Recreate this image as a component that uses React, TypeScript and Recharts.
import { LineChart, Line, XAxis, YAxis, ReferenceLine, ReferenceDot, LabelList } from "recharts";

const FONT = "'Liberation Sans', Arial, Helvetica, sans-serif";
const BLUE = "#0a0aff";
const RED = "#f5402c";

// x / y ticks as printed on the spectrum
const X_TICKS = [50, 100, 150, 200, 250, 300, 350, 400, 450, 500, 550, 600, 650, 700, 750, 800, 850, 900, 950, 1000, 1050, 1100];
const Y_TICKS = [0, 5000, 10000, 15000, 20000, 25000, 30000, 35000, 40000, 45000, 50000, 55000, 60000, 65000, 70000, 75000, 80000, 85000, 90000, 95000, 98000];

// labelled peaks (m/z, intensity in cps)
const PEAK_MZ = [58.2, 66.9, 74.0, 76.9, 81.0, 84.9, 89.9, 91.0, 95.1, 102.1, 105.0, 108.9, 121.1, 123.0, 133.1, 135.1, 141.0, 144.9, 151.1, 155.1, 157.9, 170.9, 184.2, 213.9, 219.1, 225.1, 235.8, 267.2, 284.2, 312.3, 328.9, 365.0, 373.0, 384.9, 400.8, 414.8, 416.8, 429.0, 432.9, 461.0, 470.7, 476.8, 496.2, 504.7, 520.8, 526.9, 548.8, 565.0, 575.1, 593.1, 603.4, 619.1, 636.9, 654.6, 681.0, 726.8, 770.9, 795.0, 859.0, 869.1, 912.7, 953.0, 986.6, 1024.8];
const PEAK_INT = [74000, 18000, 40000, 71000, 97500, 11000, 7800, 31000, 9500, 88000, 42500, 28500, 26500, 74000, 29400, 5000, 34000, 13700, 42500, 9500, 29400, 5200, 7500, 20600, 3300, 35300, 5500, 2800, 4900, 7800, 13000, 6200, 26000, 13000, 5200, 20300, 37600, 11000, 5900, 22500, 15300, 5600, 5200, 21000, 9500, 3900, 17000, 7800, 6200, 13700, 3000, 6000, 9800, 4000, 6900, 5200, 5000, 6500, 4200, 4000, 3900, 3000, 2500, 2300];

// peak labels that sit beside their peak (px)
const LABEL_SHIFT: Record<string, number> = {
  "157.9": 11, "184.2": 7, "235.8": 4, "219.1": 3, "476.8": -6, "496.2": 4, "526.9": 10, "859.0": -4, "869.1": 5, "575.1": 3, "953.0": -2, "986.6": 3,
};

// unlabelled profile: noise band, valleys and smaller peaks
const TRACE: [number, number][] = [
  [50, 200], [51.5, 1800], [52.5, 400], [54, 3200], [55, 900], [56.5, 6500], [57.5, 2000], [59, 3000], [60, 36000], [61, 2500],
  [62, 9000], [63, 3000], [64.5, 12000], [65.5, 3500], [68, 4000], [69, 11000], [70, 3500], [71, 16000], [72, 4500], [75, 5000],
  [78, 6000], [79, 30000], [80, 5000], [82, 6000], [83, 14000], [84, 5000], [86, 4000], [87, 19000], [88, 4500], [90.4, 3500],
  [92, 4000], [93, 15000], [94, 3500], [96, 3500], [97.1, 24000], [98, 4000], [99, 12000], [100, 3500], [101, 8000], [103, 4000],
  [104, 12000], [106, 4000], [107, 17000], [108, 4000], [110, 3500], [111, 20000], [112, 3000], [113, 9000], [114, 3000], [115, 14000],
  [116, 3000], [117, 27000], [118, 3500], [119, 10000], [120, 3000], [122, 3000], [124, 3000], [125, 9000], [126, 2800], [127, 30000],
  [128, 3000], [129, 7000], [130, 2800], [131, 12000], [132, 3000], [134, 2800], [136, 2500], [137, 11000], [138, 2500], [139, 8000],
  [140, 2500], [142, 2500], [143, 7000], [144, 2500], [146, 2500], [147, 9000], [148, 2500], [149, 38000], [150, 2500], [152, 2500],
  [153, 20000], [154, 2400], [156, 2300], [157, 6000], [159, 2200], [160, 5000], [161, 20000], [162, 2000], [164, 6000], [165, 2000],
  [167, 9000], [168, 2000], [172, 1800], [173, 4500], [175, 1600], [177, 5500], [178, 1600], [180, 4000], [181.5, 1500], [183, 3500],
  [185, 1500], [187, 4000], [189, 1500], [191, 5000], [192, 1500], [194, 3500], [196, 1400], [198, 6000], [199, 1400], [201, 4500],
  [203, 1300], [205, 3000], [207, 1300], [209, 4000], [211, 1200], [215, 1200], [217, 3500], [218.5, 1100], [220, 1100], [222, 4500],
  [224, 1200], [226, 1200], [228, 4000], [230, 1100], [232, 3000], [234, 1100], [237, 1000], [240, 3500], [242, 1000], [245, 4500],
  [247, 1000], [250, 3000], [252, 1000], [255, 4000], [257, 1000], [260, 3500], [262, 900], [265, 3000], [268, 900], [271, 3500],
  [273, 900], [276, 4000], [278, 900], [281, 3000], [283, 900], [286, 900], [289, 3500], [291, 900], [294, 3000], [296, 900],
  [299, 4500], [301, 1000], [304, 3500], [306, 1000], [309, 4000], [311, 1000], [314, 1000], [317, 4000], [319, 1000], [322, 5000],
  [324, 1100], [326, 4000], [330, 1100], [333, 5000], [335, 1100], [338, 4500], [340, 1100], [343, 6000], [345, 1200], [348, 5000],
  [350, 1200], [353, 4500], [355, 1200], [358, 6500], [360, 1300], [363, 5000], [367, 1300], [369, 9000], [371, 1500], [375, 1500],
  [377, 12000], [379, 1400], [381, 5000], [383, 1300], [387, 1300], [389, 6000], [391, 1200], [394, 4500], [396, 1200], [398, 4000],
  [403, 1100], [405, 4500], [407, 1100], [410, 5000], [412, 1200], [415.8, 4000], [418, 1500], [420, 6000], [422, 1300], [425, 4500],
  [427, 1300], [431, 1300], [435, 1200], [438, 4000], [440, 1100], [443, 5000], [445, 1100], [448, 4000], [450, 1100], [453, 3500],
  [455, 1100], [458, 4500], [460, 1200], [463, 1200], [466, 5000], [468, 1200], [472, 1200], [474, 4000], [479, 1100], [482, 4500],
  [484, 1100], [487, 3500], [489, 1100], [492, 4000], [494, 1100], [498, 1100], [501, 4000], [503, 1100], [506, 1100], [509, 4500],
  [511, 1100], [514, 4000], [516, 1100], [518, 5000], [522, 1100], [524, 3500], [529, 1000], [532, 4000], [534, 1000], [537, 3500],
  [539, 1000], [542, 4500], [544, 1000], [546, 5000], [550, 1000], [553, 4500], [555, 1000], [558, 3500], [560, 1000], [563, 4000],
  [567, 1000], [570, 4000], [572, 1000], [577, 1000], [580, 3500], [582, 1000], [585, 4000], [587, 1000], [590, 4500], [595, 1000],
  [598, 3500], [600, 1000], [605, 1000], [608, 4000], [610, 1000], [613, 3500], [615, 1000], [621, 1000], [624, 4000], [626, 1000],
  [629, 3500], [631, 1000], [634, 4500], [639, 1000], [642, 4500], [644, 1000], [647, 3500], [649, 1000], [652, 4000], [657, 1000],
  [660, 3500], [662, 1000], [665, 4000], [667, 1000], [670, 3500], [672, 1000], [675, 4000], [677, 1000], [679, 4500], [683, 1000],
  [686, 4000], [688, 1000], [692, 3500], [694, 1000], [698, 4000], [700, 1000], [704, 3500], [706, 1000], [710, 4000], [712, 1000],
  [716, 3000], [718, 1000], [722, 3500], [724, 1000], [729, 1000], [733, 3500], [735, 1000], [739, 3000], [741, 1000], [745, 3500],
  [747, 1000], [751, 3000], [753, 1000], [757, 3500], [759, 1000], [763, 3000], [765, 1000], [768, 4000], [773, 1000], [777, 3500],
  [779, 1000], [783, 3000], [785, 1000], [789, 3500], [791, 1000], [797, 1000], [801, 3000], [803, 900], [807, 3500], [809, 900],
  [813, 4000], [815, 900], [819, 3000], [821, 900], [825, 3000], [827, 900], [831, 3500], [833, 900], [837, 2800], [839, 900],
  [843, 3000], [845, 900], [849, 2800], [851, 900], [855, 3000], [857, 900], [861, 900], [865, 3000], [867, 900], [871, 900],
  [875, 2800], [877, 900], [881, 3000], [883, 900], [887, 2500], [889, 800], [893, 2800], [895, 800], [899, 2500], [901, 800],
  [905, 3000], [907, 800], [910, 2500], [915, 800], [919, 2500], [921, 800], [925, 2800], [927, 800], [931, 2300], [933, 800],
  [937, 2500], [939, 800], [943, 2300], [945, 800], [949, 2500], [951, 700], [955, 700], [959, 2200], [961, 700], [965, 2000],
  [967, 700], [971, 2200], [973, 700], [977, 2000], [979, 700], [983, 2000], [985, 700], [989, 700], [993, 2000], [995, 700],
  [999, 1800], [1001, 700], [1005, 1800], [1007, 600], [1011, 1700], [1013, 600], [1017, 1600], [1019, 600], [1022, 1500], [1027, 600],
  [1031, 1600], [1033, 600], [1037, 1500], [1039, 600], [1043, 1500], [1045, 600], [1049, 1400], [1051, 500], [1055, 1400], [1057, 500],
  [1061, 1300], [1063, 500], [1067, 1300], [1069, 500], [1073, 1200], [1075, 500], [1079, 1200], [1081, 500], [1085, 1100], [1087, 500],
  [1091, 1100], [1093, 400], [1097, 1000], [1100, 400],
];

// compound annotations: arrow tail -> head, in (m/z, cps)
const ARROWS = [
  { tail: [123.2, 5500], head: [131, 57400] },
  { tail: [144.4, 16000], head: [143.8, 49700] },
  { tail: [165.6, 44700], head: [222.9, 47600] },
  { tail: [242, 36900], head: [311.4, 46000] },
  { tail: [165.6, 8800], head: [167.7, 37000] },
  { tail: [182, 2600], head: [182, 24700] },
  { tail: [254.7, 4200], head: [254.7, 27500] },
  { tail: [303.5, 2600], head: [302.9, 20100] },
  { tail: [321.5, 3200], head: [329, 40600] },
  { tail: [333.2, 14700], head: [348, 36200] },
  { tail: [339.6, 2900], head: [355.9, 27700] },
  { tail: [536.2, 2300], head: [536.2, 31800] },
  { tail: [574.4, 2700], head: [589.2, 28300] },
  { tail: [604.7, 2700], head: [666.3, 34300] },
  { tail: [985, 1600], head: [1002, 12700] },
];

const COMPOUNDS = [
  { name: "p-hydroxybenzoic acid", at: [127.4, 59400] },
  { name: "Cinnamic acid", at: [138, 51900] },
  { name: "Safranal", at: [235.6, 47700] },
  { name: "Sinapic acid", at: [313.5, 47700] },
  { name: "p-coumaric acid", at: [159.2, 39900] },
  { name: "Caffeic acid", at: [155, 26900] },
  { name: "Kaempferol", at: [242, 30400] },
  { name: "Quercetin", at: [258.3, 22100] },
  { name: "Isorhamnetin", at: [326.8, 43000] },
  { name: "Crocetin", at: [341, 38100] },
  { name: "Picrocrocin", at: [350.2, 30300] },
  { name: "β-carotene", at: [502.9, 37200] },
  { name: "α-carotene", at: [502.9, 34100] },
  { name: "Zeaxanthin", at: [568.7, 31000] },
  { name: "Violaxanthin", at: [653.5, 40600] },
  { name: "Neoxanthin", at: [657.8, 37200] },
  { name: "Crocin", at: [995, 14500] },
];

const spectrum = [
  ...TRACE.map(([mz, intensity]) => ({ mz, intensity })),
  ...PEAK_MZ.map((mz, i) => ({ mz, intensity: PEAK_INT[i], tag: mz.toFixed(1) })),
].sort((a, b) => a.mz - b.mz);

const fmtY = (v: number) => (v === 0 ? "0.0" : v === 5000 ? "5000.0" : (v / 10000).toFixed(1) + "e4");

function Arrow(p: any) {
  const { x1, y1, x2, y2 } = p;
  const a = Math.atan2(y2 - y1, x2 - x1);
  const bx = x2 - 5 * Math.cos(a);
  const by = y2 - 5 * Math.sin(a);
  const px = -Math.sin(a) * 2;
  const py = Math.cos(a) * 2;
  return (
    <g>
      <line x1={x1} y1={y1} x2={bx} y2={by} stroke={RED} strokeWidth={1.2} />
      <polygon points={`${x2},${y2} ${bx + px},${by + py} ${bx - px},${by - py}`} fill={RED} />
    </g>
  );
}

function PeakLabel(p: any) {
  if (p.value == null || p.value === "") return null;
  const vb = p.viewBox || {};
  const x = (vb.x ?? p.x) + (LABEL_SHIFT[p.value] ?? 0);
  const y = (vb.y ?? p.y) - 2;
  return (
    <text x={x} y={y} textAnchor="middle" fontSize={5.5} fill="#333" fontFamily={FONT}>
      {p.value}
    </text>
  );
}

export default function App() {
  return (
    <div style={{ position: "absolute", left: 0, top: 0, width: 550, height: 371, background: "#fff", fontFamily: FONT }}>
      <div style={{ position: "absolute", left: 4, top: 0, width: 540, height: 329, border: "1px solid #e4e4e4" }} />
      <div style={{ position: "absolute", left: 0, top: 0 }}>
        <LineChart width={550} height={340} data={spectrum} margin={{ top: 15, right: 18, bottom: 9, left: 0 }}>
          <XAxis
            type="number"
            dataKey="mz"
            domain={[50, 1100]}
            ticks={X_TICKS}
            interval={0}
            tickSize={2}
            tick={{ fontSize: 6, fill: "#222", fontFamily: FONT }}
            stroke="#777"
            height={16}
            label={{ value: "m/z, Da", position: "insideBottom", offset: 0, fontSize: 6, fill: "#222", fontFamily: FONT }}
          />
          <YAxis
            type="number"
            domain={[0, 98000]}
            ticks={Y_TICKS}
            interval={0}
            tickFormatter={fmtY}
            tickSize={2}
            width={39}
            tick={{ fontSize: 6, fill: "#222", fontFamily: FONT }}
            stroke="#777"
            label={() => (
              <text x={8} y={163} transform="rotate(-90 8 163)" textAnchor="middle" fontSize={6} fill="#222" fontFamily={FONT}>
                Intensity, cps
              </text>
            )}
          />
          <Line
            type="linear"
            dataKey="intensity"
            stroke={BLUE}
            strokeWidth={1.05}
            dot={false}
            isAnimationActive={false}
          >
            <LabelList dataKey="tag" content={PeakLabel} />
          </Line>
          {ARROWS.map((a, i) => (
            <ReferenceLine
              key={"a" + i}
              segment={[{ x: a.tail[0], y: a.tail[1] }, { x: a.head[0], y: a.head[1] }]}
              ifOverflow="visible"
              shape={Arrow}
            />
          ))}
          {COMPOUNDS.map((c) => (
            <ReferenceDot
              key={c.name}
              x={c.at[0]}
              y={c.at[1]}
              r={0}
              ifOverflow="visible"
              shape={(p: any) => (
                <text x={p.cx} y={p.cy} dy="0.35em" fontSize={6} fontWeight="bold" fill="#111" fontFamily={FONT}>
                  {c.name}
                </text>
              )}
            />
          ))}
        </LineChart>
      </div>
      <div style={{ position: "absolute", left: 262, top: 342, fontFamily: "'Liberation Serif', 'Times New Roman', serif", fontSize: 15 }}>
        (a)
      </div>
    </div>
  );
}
# # # #
| DIRECTIONS FOR THIS TASK |
Restate, word for word and with nothing added, the lines from the first line of the listing through the one where "90000, 95000, 98000];" stands.

| RESPONSE |
Recreate this image as a component that uses React, TypeScript and Recharts.
import { LineChart, Line, XAxis, YAxis, ReferenceLine, ReferenceDot, LabelList } from "recharts";

const FONT = "'Liberation Sans', Arial, Helvetica, sans-serif";
const BLUE = "#0a0aff";
const RED = "#f5402c";

// x / y ticks as printed on the spectrum
const X_TICKS = [50, 100, 150, 200, 250, 300, 350, 400, 450, 500, 550, 600, 650, 700, 750, 800, 850, 900, 950, 1000, 1050, 1100];
const Y_TICKS = [0, 5000, 10000, 15000, 20000, 25000, 30000, 35000, 40000, 45000, 50000, 55000, 60000, 65000, 70000, 75000, 80000, 85000, 90000, 95000, 98000];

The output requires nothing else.